> **DATASET**
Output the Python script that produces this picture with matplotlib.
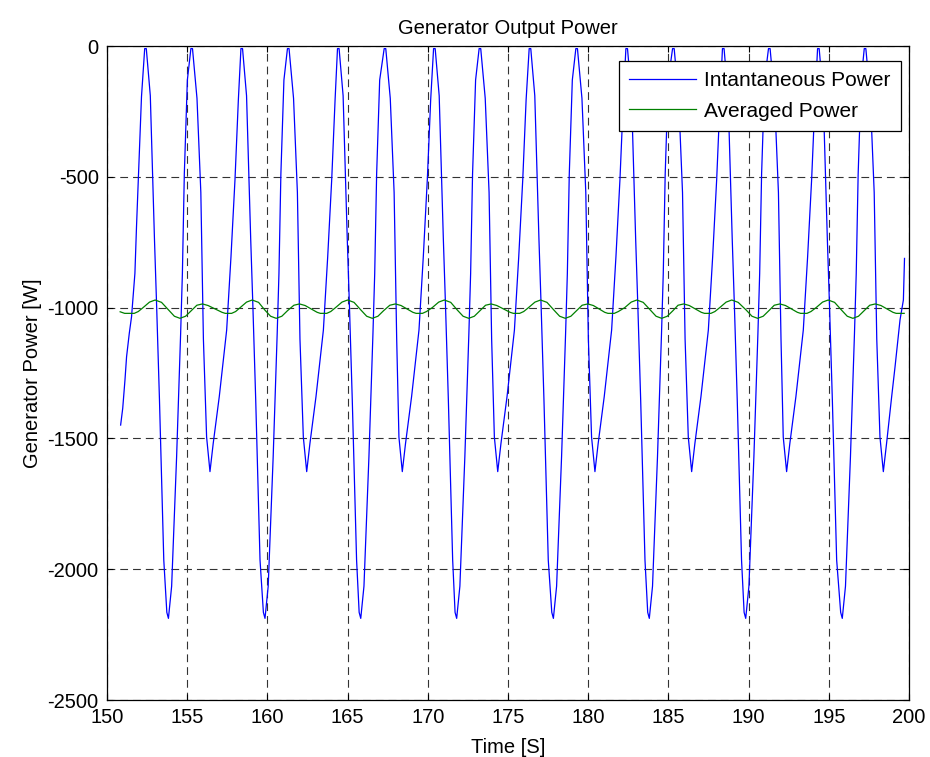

--

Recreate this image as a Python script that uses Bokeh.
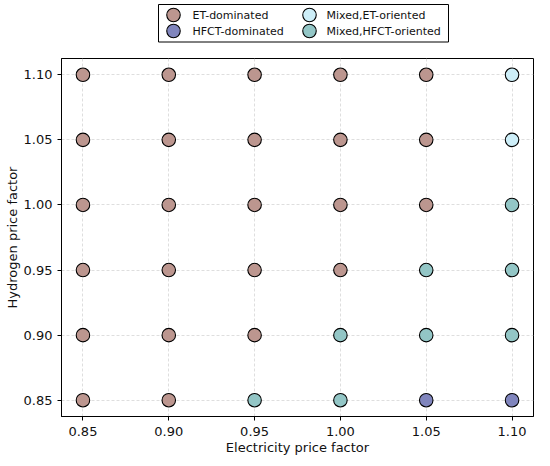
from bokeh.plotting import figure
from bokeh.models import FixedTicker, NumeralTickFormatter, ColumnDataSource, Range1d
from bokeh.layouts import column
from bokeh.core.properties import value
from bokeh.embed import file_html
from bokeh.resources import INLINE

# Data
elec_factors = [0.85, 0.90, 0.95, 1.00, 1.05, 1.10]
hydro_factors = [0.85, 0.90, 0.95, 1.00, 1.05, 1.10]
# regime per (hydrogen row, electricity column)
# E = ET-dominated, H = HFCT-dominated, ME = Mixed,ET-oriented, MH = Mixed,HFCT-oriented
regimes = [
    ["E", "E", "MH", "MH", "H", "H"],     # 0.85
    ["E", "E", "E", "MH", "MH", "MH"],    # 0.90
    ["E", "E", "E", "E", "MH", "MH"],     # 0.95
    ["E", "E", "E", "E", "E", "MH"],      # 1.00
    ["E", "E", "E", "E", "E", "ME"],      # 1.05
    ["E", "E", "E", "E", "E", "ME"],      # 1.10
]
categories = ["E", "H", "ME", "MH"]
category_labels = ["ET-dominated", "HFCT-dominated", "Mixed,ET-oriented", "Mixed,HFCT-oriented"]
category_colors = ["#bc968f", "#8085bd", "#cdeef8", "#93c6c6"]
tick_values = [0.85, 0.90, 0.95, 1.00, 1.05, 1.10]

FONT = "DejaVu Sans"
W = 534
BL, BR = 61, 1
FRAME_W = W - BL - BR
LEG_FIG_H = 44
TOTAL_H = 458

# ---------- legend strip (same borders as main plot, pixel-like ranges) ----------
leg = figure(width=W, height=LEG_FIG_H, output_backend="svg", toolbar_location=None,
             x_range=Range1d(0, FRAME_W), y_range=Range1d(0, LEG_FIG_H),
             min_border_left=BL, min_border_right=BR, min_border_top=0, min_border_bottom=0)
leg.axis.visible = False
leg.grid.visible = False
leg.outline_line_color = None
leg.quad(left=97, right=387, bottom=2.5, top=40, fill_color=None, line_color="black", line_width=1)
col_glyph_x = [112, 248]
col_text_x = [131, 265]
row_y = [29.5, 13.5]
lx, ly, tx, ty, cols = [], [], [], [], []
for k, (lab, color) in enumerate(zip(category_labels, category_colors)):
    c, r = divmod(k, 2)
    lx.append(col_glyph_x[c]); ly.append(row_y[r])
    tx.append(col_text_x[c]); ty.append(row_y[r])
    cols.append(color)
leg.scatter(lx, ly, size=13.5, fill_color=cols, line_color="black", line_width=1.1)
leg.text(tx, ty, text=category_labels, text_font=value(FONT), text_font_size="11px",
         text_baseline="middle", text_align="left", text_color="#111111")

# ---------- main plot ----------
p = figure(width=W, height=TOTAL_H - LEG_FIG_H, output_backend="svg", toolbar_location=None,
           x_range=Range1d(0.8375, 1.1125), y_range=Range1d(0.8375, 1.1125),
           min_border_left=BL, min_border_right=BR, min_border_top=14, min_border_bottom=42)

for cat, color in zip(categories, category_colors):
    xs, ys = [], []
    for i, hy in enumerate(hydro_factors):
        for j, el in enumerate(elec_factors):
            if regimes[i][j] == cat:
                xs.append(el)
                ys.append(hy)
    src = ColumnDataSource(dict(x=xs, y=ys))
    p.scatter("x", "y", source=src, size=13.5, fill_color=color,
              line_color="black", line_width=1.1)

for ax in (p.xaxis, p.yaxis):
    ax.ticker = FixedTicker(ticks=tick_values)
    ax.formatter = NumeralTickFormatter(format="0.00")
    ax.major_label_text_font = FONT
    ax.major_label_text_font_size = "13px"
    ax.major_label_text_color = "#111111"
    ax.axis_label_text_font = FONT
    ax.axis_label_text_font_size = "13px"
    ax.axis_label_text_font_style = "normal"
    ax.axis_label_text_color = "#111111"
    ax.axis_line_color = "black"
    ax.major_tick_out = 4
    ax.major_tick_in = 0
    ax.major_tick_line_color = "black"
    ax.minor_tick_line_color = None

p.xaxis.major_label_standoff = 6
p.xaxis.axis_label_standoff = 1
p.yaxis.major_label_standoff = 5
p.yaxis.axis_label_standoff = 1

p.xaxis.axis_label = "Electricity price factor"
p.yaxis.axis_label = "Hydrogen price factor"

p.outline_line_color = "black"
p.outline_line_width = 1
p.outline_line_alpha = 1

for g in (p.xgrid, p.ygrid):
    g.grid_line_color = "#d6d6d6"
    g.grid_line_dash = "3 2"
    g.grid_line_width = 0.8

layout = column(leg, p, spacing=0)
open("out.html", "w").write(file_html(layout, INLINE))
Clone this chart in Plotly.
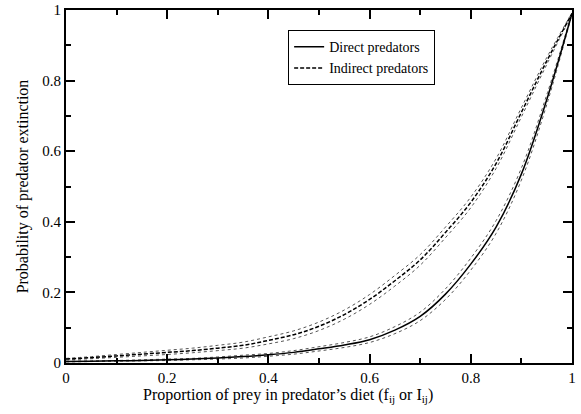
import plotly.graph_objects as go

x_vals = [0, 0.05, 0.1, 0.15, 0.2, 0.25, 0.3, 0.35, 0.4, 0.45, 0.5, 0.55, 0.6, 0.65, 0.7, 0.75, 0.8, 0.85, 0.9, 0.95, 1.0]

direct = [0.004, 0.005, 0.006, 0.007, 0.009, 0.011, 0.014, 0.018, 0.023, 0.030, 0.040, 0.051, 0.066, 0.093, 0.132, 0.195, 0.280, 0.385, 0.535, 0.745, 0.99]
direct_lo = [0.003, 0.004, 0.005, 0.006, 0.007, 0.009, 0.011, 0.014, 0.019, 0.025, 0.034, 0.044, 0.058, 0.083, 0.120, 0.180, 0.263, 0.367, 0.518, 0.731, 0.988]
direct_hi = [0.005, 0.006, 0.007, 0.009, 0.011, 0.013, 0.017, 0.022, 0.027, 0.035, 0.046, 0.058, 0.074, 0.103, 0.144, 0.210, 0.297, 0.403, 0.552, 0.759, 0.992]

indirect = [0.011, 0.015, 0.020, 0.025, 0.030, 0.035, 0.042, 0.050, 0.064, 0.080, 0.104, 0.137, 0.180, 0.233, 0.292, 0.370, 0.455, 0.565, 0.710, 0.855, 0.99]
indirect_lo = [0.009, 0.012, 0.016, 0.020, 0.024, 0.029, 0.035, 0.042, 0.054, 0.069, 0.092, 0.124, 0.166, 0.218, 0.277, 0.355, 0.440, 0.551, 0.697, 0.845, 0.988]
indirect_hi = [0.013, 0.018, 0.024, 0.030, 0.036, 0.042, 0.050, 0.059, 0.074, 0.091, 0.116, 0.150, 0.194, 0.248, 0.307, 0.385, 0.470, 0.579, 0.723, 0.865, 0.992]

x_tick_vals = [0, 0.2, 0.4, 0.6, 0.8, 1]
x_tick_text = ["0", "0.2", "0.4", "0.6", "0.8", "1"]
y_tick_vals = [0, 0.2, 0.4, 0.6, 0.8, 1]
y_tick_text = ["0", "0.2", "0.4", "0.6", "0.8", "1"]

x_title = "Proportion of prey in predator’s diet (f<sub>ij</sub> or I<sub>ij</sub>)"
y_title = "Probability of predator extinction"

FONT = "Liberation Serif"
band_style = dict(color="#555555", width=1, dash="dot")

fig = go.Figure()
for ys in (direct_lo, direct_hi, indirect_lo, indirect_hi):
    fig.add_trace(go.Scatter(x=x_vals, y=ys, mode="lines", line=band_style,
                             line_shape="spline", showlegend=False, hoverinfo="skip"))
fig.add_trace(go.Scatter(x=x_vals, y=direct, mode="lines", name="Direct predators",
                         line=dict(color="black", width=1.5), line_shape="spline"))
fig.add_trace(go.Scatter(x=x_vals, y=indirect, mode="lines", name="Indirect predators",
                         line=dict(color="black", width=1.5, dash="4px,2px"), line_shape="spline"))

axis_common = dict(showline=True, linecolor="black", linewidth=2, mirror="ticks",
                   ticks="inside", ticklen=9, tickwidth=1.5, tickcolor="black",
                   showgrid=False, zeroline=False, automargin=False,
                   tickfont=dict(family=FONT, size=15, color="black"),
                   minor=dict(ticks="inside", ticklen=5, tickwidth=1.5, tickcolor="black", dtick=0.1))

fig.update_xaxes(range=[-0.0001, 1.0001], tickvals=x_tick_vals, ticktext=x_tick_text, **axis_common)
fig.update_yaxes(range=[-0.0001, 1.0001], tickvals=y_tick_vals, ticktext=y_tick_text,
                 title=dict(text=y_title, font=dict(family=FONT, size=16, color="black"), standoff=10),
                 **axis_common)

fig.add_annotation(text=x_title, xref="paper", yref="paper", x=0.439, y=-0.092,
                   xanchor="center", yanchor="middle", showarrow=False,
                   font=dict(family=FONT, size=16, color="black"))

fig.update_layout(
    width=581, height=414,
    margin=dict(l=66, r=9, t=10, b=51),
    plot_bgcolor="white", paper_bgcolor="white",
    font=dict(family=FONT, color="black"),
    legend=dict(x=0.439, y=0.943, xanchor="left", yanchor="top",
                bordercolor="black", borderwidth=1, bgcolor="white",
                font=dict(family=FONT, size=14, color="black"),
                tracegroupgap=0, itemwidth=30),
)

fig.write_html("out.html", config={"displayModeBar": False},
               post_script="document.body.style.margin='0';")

> **REQUIRED WORK**
Above are records with pictures. Reproduce exactly only the lines from the line with "Clone this chart in Plotly." through the line with "0.552, 0.759, 0.992]", both ends included, and leave the pictures out.

> **SOLUTION TO THIS EXERCISE**
Clone this chart in Plotly.
import plotly.graph_objects as go

x_vals = [0, 0.05, 0.1, 0.15, 0.2, 0.25, 0.3, 0.35, 0.4, 0.45, 0.5, 0.55, 0.6, 0.65, 0.7, 0.75, 0.8, 0.85, 0.9, 0.95, 1.0]

direct = [0.004, 0.005, 0.006, 0.007, 0.009, 0.011, 0.014, 0.018, 0.023, 0.030, 0.040, 0.051, 0.066, 0.093, 0.132, 0.195, 0.280, 0.385, 0.535, 0.745, 0.99]
direct_lo = [0.003, 0.004, 0.005, 0.006, 0.007, 0.009, 0.011, 0.014, 0.019, 0.025, 0.034, 0.044, 0.058, 0.083, 0.120, 0.180, 0.263, 0.367, 0.518, 0.731, 0.988]
direct_hi = [0.005, 0.006, 0.007, 0.009, 0.011, 0.013, 0.017, 0.022, 0.027, 0.035, 0.046, 0.058, 0.074, 0.103, 0.144, 0.210, 0.297, 0.403, 0.552, 0.759, 0.992]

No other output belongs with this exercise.